## Task to complete
Only the number is wanted: tally the lines below that contain the word "chart".

## Stored data
————
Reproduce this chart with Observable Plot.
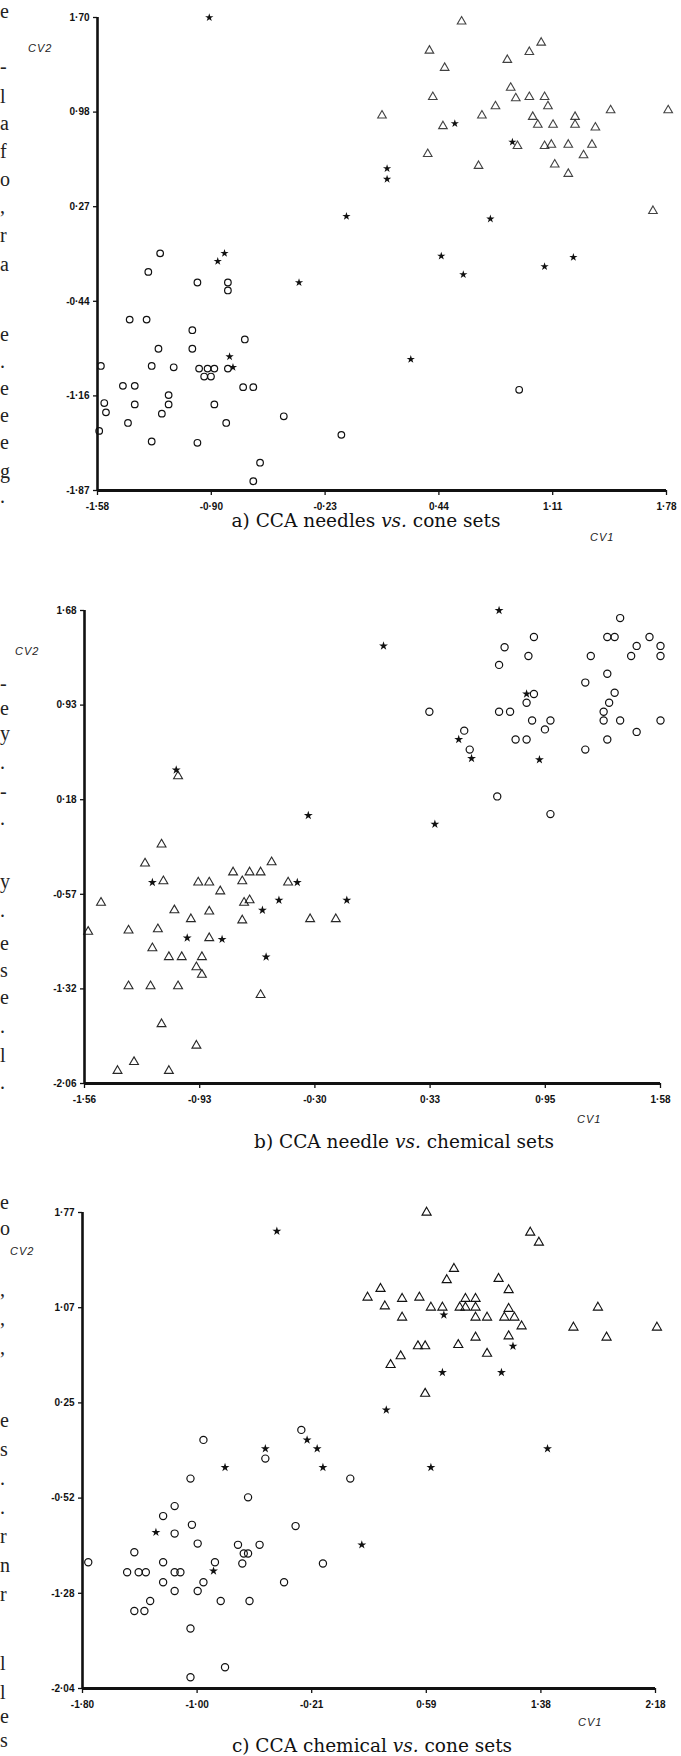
<!DOCTYPE html>
<html><head><meta charset="utf-8">
<script src="https://cdn.jsdelivr.net/npm/d3@7"></script>
<script src="https://cdn.jsdelivr.net/npm/@observablehq/plot@0.6"></script>
<style>
body{margin:0;background:#fff;}
#wrap{position:relative;width:681px;height:1756px;overflow:hidden;background:#fff;}
.panel{position:absolute;left:0;}
.cap{position:absolute;left:0;width:681px;text-align:center;font-family:"DejaVu Serif","Liberation Serif",serif;font-size:18.5px;line-height:20px;color:#111;}
.cv{position:absolute;font-family:"Liberation Sans",Arial,sans-serif;font-style:italic;font-size:11px;letter-spacing:1px;color:#222;}
.frag{position:absolute;left:0;font-family:"Liberation Serif",serif;font-size:20px;line-height:22px;color:#222;}
</style></head><body><div id="wrap"></div>
<script>
// ---- Panel a: CCA needles vs. cone sets ----
const aXTicks = ["-1·58","-0·90","-0·23","0·44","1·11","1·78"];
const aYTicks = ["1·70","0·98","0·27","-0·44","-1·16","-1·87"];
const aCircles = [[-1.21,-0.08],[-1.28,-0.22],[-0.99,-0.30],[-0.81,-0.30],[-0.81,-0.36],[-1.39,-0.58],[-1.29,-0.58],[-1.02,-0.66],[-0.71,-0.73],[-1.22,-0.80],[-1.02,-0.80],[-1.56,-0.93],[-1.26,-0.93],[-1.13,-0.94],[-0.98,-0.95],[-0.93,-0.95],[-0.89,-0.95],[-0.81,-0.95],[-0.95,-1.01],[-0.91,-1.01],[-1.43,-1.08],[-1.36,-1.08],[-0.72,-1.09],[-0.66,-1.09],[-1.16,-1.15],[0.91,-1.11],[-1.54,-1.21],[-1.36,-1.22],[-1.16,-1.22],[-0.89,-1.22],[-1.53,-1.28],[-1.20,-1.29],[-0.48,-1.31],[-1.40,-1.36],[-0.82,-1.36],[-1.57,-1.42],[-0.14,-1.45],[-1.26,-1.50],[-0.99,-1.51],[-0.62,-1.66],[-0.66,-1.80]];
const aStars = [[-0.92,1.70],[-0.83,-0.08],[-0.87,-0.14],[-0.39,-0.30],[-0.80,-0.86],[-0.78,-0.94],[-0.11,0.20],[0.13,0.56],[0.13,0.48],[0.27,-0.88],[0.45,-0.10],[0.58,-0.24],[0.53,0.90],[0.74,0.18],[0.87,0.76],[1.06,-0.18],[1.23,-0.11]];
const aTriangles = [[0.57,1.67],[1.04,1.51],[0.97,1.44],[0.84,1.38],[0.38,1.45],[0.47,1.32],[0.86,1.17],[0.89,1.09],[0.97,1.10],[1.06,1.10],[0.40,1.10],[1.08,1.03],[0.77,1.03],[0.69,0.96],[1.45,1.00],[1.79,1.00],[0.10,0.96],[0.99,0.95],[1.24,0.95],[1.02,0.89],[1.11,0.89],[1.24,0.89],[1.36,0.87],[0.46,0.88],[0.90,0.73],[1.06,0.73],[1.10,0.74],[1.20,0.74],[1.34,0.74],[0.37,0.67],[1.29,0.66],[0.67,0.58],[1.12,0.59],[1.20,0.52],[1.70,0.24]];

// ---- Panel b: CCA needle vs. chemical sets ----
const bXTicks = ["-1·56","-0·93","-0·30","0·33","0·95","1·58"];
const bYTicks = ["1·68","0·93","0·18","-0·57","-1·32","-2·06"];
const bCircles = [[1.36,1.62],[0.89,1.47],[1.29,1.47],[1.33,1.47],[1.52,1.47],[0.73,1.39],[1.45,1.40],[1.58,1.40],[0.86,1.32],[1.20,1.32],[1.42,1.32],[1.58,1.32],[0.70,1.25],[1.29,1.18],[1.17,1.11],[0.89,1.02],[1.33,1.03],[0.85,0.95],[1.30,0.95],[0.70,0.88],[0.76,0.88],[1.27,0.88],[0.32,0.88],[0.88,0.81],[0.98,0.81],[1.27,0.81],[1.36,0.81],[1.58,0.81],[0.51,0.73],[0.95,0.74],[1.45,0.72],[0.79,0.66],[0.85,0.66],[1.29,0.66],[0.54,0.58],[1.17,0.58],[0.69,0.21],[0.98,0.07]];
const bStars = [[0.70,1.68],[0.07,1.40],[0.85,1.02],[0.48,0.66],[0.55,0.51],[0.92,0.50],[-1.06,0.42],[-0.34,0.06],[0.35,-0.01],[-1.19,-0.47],[-0.40,-0.47],[-0.50,-0.61],[-0.13,-0.61],[-0.59,-0.69],[-1.00,-0.91],[-0.81,-0.92],[-0.57,-1.06]];
const bTriangles = [[-1.14,-0.17],[-1.23,-0.32],[-0.75,-0.39],[-0.66,-0.39],[-0.60,-0.39],[-0.54,-0.31],[-1.13,-0.46],[-0.94,-0.47],[-0.88,-0.47],[-0.70,-0.46],[-0.45,-0.47],[-0.82,-0.54],[-1.47,-0.63],[-0.69,-0.63],[-0.66,-0.61],[-1.07,-0.69],[-0.88,-0.70],[-0.98,-0.76],[-0.70,-0.77],[-0.33,-0.76],[-0.19,-0.76],[-1.54,-0.86],[-1.32,-0.85],[-1.16,-0.84],[-0.88,-0.91],[-1.19,-0.99],[-1.10,-1.06],[-1.03,-1.06],[-0.92,-1.06],[-0.95,-1.14],[-0.92,-1.20],[-1.32,-1.29],[-1.20,-1.29],[-1.05,-1.29],[-0.60,-1.36],[-1.14,-1.59],[-0.95,-1.76],[-1.29,-1.89],[-1.38,-1.96],[-1.10,-1.96],[-1.05,0.37]];

// ---- Panel c: CCA chemical vs. cone sets ----
const cXTicks = ["-1·80","-1·00","-0·21","0·59","1·38","2·18"];
const cYTicks = ["1·77","1·07","0·25","-0·52","-1·28","-2·04"];
const cCircles = [[-1.76,-1.03],[-0.96,-0.05],[-0.28,0.03],[-0.53,-0.20],[-1.05,-0.36],[0.06,-0.36],[-0.65,-0.51],[-1.16,-0.58],[-1.24,-0.66],[-1.04,-0.73],[-0.32,-0.74],[-1.16,-0.80],[-1.00,-0.88],[-0.72,-0.89],[-0.57,-0.89],[-1.44,-0.95],[-0.68,-0.96],[-0.65,-0.96],[-1.24,-1.03],[-0.88,-1.03],[-0.69,-1.04],[-0.13,-1.04],[-1.49,-1.11],[-1.41,-1.11],[-1.36,-1.11],[-1.16,-1.11],[-1.12,-1.11],[-1.24,-1.19],[-0.96,-1.19],[-0.40,-1.19],[-1.16,-1.26],[-1.00,-1.26],[-1.33,-1.34],[-0.84,-1.34],[-0.64,-1.34],[-1.44,-1.42],[-1.37,-1.42],[-1.05,-1.56],[-0.81,-1.87],[-1.05,-1.95]];
const cStars = [[-0.45,1.62],[0.71,0.95],[1.19,0.70],[0.70,0.49],[1.11,0.49],[0.31,0.19],[1.43,-0.12],[-0.53,-0.12],[-0.24,-0.05],[-0.17,-0.12],[-0.81,-0.27],[-0.13,-0.27],[0.62,-0.27],[-1.29,-0.79],[0.14,-0.89],[-0.89,-1.10]];
const cTriangles = [[0.59,1.77],[1.31,1.61],[1.37,1.53],[0.78,1.32],[0.73,1.23],[1.09,1.24],[1.16,1.15],[0.27,1.16],[0.18,1.09],[0.42,1.08],[0.54,1.09],[0.86,1.08],[0.93,1.08],[0.30,1.02],[0.62,1.01],[0.70,1.01],[0.82,1.01],[0.86,1.01],[0.93,1.01],[1.16,1.00],[1.78,1.01],[0.42,0.93],[0.93,0.93],[1.01,0.93],[1.13,0.93],[1.20,0.93],[1.25,0.86],[1.61,0.85],[2.19,0.85],[0.93,0.77],[1.16,0.78],[1.84,0.77],[0.53,0.70],[0.58,0.70],[0.81,0.71],[1.01,0.64],[0.41,0.62],[0.34,0.55],[0.58,0.32]];

// line-end fragments of the neighbouring text column at the page edge
const fragChars = ["e","-","l","a","f","o",",","r","a","e",".","e","e","e","g",".","-","e","y",".","-",".","y",".","e","s","e",".","l",".","e","o",",",",",",","e","s",".",".","r","n","r","l","l","e","s"];
const fragY = [13,68,98,125,153,181,208,237,266,336,363,390,417,444,473,498,685,710,735,764,793,820,883,912,945,972,999,1028,1057,1084,1204,1230,1291,1320,1349,1422,1451,1480,1509,1538,1567,1596,1665,1694,1718,1742];

const wrap = document.getElementById("wrap");

fragChars.forEach((c, i) => {
  const d = document.createElement("div");
  d.className = "frag"; d.textContent = c;
  d.style.top = Math.min(1756 - 22, Math.max(0, fragY[i] - 13)) + "px";
  wrap.appendChild(d);
});

function tickVals(labels) { return labels.map(s => +s.replace("·", ".")); }
// The printed ticks are evenly spaced on the page: place them evenly between the two ends
function evenTicks(labels) {
  const v = tickVals(labels), a = v[0], b = v[v.length - 1];
  return v.map((_, i) => a + (b - a) * i / (v.length - 1));
}
function fmt(labels) {
  const pos = evenTicks(labels);
  return d => labels[d3.minIndex(pos, p => Math.abs(p - d))];
}

function panel(o) {
  const xv = evenTicks(o.xl), yv = evenTicks(o.yl);
  const xd = d3.extent(xv), yd = d3.extent(yv);
  const chart = Plot.plot({
    width: 681, height: o.height,
    marginLeft: o.ml, marginRight: o.mr, marginTop: o.mt, marginBottom: o.mb,
    x: {domain: xd}, y: {domain: yd},
    style: {background: "transparent", fontFamily: "'Liberation Sans', Arial, sans-serif", fontSize: "10px", fontWeight: "bold", color: "#111", overflow: "visible"},
    marks: [
      Plot.axisX({ticks: xv, tickFormat: fmt(o.xl), tickSize: 5, tickPadding: 7, label: null, strokeWidth: 1.3}),
      Plot.axisY({ticks: yv, tickFormat: fmt(o.yl), tickSize: 4, tickPadding: 4, label: null, strokeWidth: 1.3}),
      Plot.ruleX([xd[0]], {stroke: "#111", strokeWidth: 2.6}),
      Plot.ruleY([yd[0]], {stroke: "#111", strokeWidth: 2.8}),
      Plot.dot(o.circles, {x: d => d[0], y: d => d[1], symbol: "circle", r: o.rc, stroke: "#111", fill: "none", strokeWidth: 1.2}),
      Plot.dot(o.triangles, {x: d => d[0], y: d => d[1], symbol: "triangle", r: o.rt, stroke: "#111", fill: "none", strokeWidth: 1.1, strokeOpacity: o.to}),
      Plot.dot(o.stars, {x: d => d[0], y: d => d[1], symbol: "star", r: o.rs, fill: "#111", stroke: "none"})
    ]
  });
  chart.classList.add("panel");
  chart.style.top = o.top + "px";
  chart.style.position = "absolute";
  wrap.appendChild(chart);
  const cv2 = document.createElement("div");
  cv2.className = "cv"; cv2.textContent = "CV2";
  cv2.style.left = o.cv2[0] + "px"; cv2.style.top = o.cv2[1] + "px";
  wrap.appendChild(cv2);
  const cv1 = document.createElement("div");
  cv1.className = "cv"; cv1.textContent = "CV1";
  cv1.style.left = o.cv1[0] + "px"; cv1.style.top = o.cv1[1] + "px";
  wrap.appendChild(cv1);
  const cap = document.createElement("div");
  cap.className = "cap"; cap.innerHTML = o.caption;
  cap.style.top = o.capTop + "px"; cap.style.left = (o.capCenter - 340.5) + "px";
  wrap.appendChild(cap);
}

panel({top: 0, height: 560, ml: 97, mr: 15, mt: 17, mb: 70, xl: aXTicks, yl: aYTicks,
  circles: aCircles, triangles: aTriangles, stars: aStars, rc: 3.3, rt: 3.2, rs: 2.6, to: 0.8,
  cv2: [28, 42], cv1: [590, 531], caption: "a) CCA needles <i>vs.</i> cone sets", capTop: 511, capCenter: 366});
panel({top: 580, height: 560, ml: 84, mr: 21, mt: 30, mb: 57, xl: bXTicks, yl: bYTicks,
  circles: bCircles, triangles: bTriangles, stars: bStars, rc: 3.6, rt: 3.3, rs: 2.8, to: 0.9,
  cv2: [15, 645], cv1: [577, 1113], caption: "b) CCA needle <i>vs.</i> chemical sets", capTop: 1132, capCenter: 404});
panel({top: 1190, height: 566, ml: 82, mr: 26, mt: 22, mb: 68, xl: cXTicks, yl: cYTicks,
  circles: cCircles, triangles: cTriangles, stars: cStars, rc: 3.6, rt: 3.4, rs: 2.8, to: 1,
  cv2: [10, 1245], cv1: [578, 1716], caption: "c) CCA chemical <i>vs.</i> cone sets", capTop: 1736, capCenter: 372});
</script>
</body></html>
————
## Task solution
6